Once Cruise is ready to resume hands-free operations, it will resume self-driving tests with safety drivers as backups. The brand planned to eventually resume driverless service, although it didn’t commit to a timeframe.

Cruise halted robotaxi operations across the US in early October 2023 when one of its San Francisco cars hit a pedestrian struck by another vehicle, dragging her for 20 feet before coming to a stop. The machine braked “aggressively,” Cruise said at the time, but rescuers had to unpin the woman’s leg.

California responded to the incident by banning Cruise from using its vehicles in the state. While the company updated its cars to improve their crash responses, the shutdown did severe damage to the company. Ten executives (including co-founder Kyle Vogt) left, and Cruise laid off 24% of its staff.

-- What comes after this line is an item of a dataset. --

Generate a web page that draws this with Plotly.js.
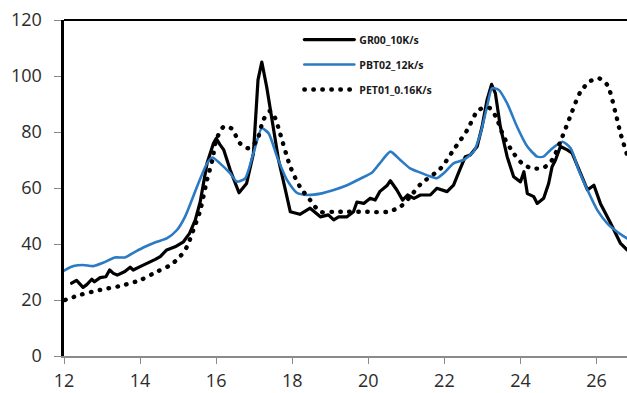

Another collision weeks before saw a Cruise car hit a fire truck after it didn’t yield properly to the first responder.

Self-driving car developers have long grappled with safety issues. Uber’s fatal pedestrian collision in 2018 led the ridesharing giant to ultimately sell its autonomous driving division to Aurora in 2020. Alphabet’s Waymo, long considered the most successful robotaxi creator in the US, reported three minor injuries in a safety data release this December.

Cruise, Waymo, and other autonomous driving proponents still argue that their systems are overall safer than humans. California has also offered Cruise a path back to service should it address key issues. For now, though, the industry is under tight scrutiny from officials worried companies aren’t doing enough to prevent accidents.